11. It’s the capital of the Kebab
We did our very best to try and find it – the one Kebab shop that’s worth being called the very best one in Favoriten, a district with the biggest per capita consumption of the Turkish sandwich this side of the Balkans (according to a self directed study that exclusively took place in Kebab joints in Favoriten).
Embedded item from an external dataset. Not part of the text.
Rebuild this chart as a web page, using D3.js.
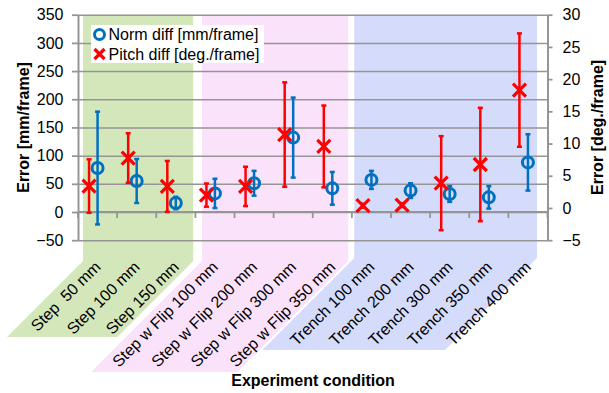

We asked schoolboys who immediately launched into a long and sophisticated discussion as they evaluated the kebab of the restaurants in the vicinity of their school. We asked old people sitting in a park playing backgammon, we asked Kebab shop owners to name their best competitors. Opinions differed, the deadline came close and we still couldn’t narrow it down without a margin of error way too large to avoid a shitstorm in our social media that could eventually amount to civil war. We’ll yield for now and simply state that some of the best (and the cheapest) Kebab in the city can be had in the 10th district.
12. Ankerbrot Fabrik
One of our favourite upcycled pieces of architecture lies in the 10th district – the Ankerbrot Fabrik. Its former life was as a bread factory for the Anker bakery chain, however, this building’s soul within its red brick walls has been reborn into a multipurpose space, as a cultural hub, an event venue, and a place where social change, and community coherence is fought for. Delicious international dishes can be munched on at the social project restaurant from Caritas, Magda’s Kantine, or you can cook your own with a bunch of strangers by participating in the Community cooking sessions every week, which carries the cool concept to bring people together through the universal love for food. Meanwhile, there’s creativity being thrown about all over the place as it hosts several creative companies, and also two very impressive contemporary art and photography galleries, like the Galerie Hiliger and Ostlicht Galerie. If you consider yourself a culture vulture and haven’t ventured out to the Brotfabrik, you should really be questioning your dedication to the arts.